Moving beyond non-human models to understand the complete  loss of certain genes in human. This is possible due to large scale sequencing of inbred populations that are likely to harbour two copies of rare mutations that result in complete loss of function for a particular gene. Really interesting and a more comprehensive catalogue of possible human knockouts is soon to come out. In this study, the authors link the discovered gene knockouts to more than 200 phenotypic traits, providing a detailed functional analysis. Interesting to go back and link the phenotypes to those observed in mice engineered to lack some of the same genes – you might be surprised at some of the discrepancies, cautioning us against thinking of mice as mini-humans. An accompanying news and views is also available at Nature.


Derivation of Pluripotent Stem Cells with In Vivo Embryonic and Extraembryonic Potency (Yang et al. 2017, Cell)

This is quite ground-breaking in the developmental world (if it stands the test of independent replication). The study reports the first ever derivation of pluripotent stem cells (both mouse and human) with both extraembryonic (i.e. can generate placenta etc.) and embryonic capacity, terms extended pluripotent stem (EPS) cells.

Transcription Impacts the Efficiency of mRNA Translation via Co-transcriptional N6-adenosine Methylation (Slobodin et al. 2017, Cell)

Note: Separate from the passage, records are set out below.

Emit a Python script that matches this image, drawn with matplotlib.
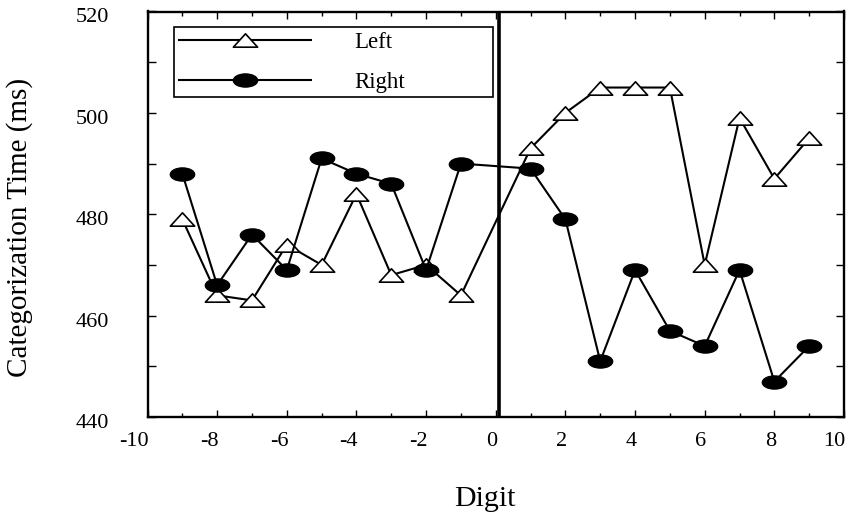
import numpy as np
import matplotlib
matplotlib.use("Agg")
import matplotlib.pyplot as plt
from matplotlib.path import Path
from matplotlib.ticker import MultipleLocator
from matplotlib.transforms import ScaledTranslation

plt.rcParams['font.family'] = ['Liberation Serif', 'DejaVu Serif']
plt.rcParams['axes.unicode_minus'] = False

# digit positions (no point at 0)
digits = [-9, -8, -7, -6, -5, -4, -3, -2, -1, 1, 2, 3, 4, 5, 6, 7, 8, 9]
left = [479, 464, 463, 474, 470, 484, 468, 470, 464,
        493, 500, 505, 505, 505, 470, 499, 487, 495]
right = [488, 466, 476, 469, 491, 488, 486, 469, 490,
         489, 479, 451, 469, 457, 454, 469, 447, 454]

divider = 0.1

# flattened markers (wide ellipse, wide triangle)
circ = Path.unit_circle()
ellipse = Path(circ.vertices * [1.0, 0.54], circ.codes)
tri = Path([(-1, -0.55), (1, -0.55), (0, 0.55), (-1, -0.55)],
           [Path.MOVETO, Path.LINETO, Path.LINETO, Path.CLOSEPOLY])

fig = plt.figure(figsize=(8.49, 5.16), dpi=100)
ax = fig.add_axes([147.5 / 849, 1 - 417 / 516, 696.5 / 849, 405.5 / 516])

ax.plot(digits, left, color='black', lw=1.5, marker=tri, ms=17.5,
        mfc='white', mec='black', mew=1.2, label='Left')
ax.plot(digits, right, color='black', lw=1.5, marker=ellipse, ms=17.5,
        mfc='black', mec='black', label='Right')

ax.axvline(divider, color='black', lw=2.6)

ax.set_xlim(-10, 10)
ax.set_ylim(440, 520)
ax.xaxis.set_major_locator(MultipleLocator(2))
ax.xaxis.set_minor_locator(MultipleLocator(1))
ax.yaxis.set_major_locator(MultipleLocator(20))
ax.yaxis.set_minor_locator(MultipleLocator(10))

ax.tick_params(axis='both', which='both', direction='in', top=True, right=True,
               width=1.0, labelsize=16)
ax.tick_params(axis='x', which='major', length=5, pad=11)
ax.tick_params(axis='x', which='minor', length=3)
ax.tick_params(axis='y', which='both', length=6, pad=28)

for s in ax.spines.values():
    s.set_linewidth(1.7)

for lab in ax.get_xticklabels():
    lab.set_horizontalalignment('right')
    lab.set_transform(lab.get_transform() + ScaledTranslation(0.015, 0, fig.dpi_scale_trans))
for lab in ax.get_yticklabels():
    lab.set_transform(lab.get_transform() + ScaledTranslation(0, -0.04, fig.dpi_scale_trans))

ax.set_xlabel('Digit', fontsize=21.5)
ax.xaxis.set_label_coords(0.4846, -0.17)
ax.set_ylabel('Categorization Time (ms)', fontsize=21)
ax.yaxis.set_label_coords(-0.164, 0.468)

leg = ax.legend(loc='upper left', bbox_to_anchor=(0.038, 0.7825, 0.4577, 0.179),
                mode='expand', borderaxespad=0, fontsize=16.5, numpoints=1,
                handlelength=5.8, handletextpad=1.85, borderpad=0.2,
                labelspacing=0.82, fancybox=False, framealpha=1,
                edgecolor='black')
leg.get_frame().set_linewidth(1.2)

fig.savefig('out.png', dpi=100)
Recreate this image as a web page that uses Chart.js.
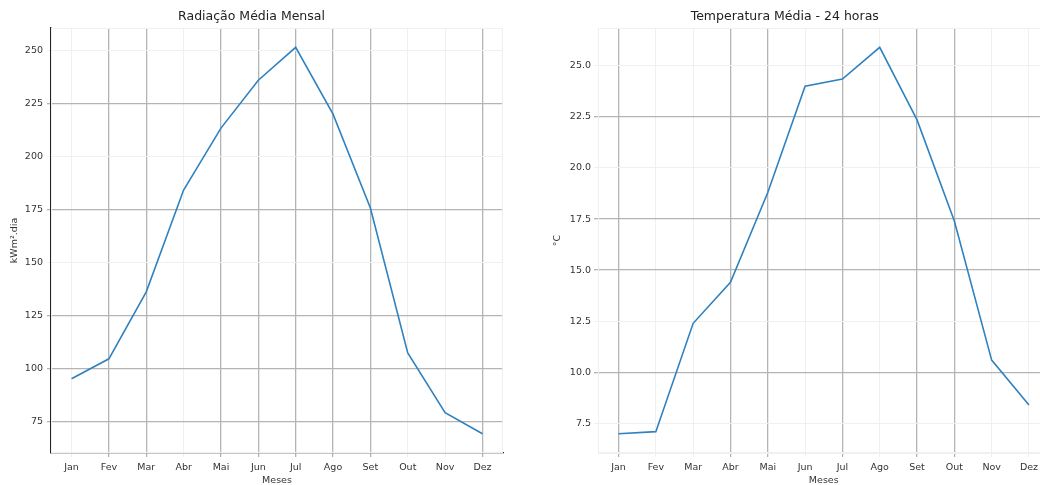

Quite cool both on the biological and techy side of things. Very, very nice approach to screen for differential promoter effects by using a barcoded reporter, essentially designing a new technique “Barcoded polysomal profiling” (BPP). Biologically, the study reports that mA6 of RNA is an epigenetic mechanism that determines the future activity and fate of the transcribed mRNA, thereby indirectly coupling transcription and translation.

Not read in detail, but this sounds a bit cool (apparently, you can change the sex of C. elegans with fatty acids): Fatty Acids Regulate Germline Sex Determination through ACS-4-Dependent Myristoylation (Tang et al. Cell 2017 quite impressive with only 2 authors!).

Structural Basis for Guide RNA Processing and Seed-Dependent DNA Targeting by CRISPR-Cas12a (Swarts et al. 2017, Molecular Cell –  from the Jinek lab) – just one of those papers that are good to have; Cas12a = Cpf1, the cousin of Cas9, also used for gene editing. Different from Cas9 by being able to process its own guide RNAs + different PAM requirement + Cpf1 generates staggered cuts.